La couverture est vraiment très belle. Très. La bonne nouvelle est que le contenu l'est tout autant.
Eliott est un enfant qui subit le harcèlement. Ah mais non, le harcèlement, il suffit d'en parler à des adultes, et le problème sera résolu. Oui, mais Eliott en a parlé à sa maman, qui est passée par l'explication psychologisante du comportement du harceleur, et trouve donc que son fils exagère les choses, ne comprend pas forcément le comportement de l'autre, etc, etc… Quant à sa gentille institutrice, qui est réellement gentille, elle ne prendrait sans doute pas les choses au sérieux. Et oui, le harceleur est une adorable petite fille, très mignonne, très bien habillée, qui sait très bien se comporter face aux adultes, bref, si elle était accusée, ce n'est pas que les adultes tomberaient de haut, c'est qu'ils ne le croiraient pas une seule seconde. Y aura-t-il une solution ? Oui, nous sommes dans un roman de littérature jeunesse intelligemment construit, et il faut compter sur le fait que l'enfant n'est pas seul, pas le seul à comprendre ce que fait le harceleur, pas le seul à être victime de harcèlement. Rappelons-nous aussi que pour harceler, il ne faut pas non plus se sentir très bien soi-même.

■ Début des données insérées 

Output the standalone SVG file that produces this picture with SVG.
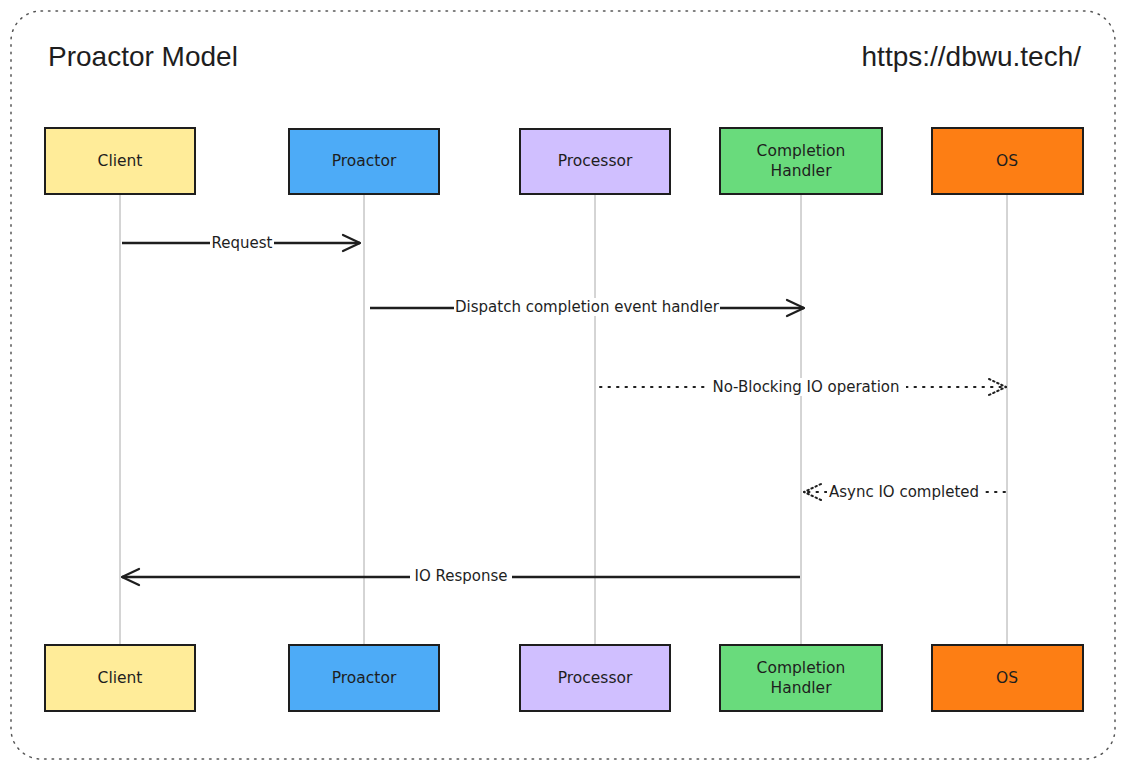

Après ce premier paragraphe, vous devez vous dire que le livre est un peu sinistre. Pas du tout. Eliott a en effet trouvé refuge à la bibliothèque et va découvrir une brigade chargée de la protection des livres et de la littérature. Il se retrouve embauché d'office dans cette brigade, sinon, sa mémoire sera effacée – sa mémoire de l'événement, pas toute sa mémoire, les protecteurs des livres et de la littérature ne sont pas des monstres, simplement des rats débordées, un chat qui n'aime pas trop les humains (il a ses raisons, et elles sont compréhensibles), un fantôme qui ne comprend pas encore qu'il en est un, et un bibliothécaire charmant, Caleb, qui aime bien Eliott parce qu'il aime lire, justement. Il n'est pas si fréquent de trouver un garçon qui aime lire dans les romans – certes, le public visé est un peu jeune pour apprécier les « bad boys », ces garçons qui ont l'air terriblement méchant mais sont en fait terriblement attachants, mais les garçons sont plutôt fans de console de jeux que de lecture.
Le livre pose des questions intéressantes sur les pratiques de lecture et aussi sur les pratiques d'écriture. Il nous invite à penser à la magie des mots, à tout ce qui peut être créer avec eux, aux mots rares, que l'on utilise plus et se trouvent voués à disparaître, aux personnages secondaires qui se retrouvent abandonnés en cours d'intrigue et auxquels ils seraient intéressants, peut-être, un jour, de redonner vie. J'adresse une mention spéciale pour les soins urgents qui sont prodigués au livre en souffrance « mal en point », dont il faut absolument prévenir l'auteur, comme on le ferait d'un parent proche.
Un roman rempli de qualités, dont celle d'aller à contre-pied des clichés.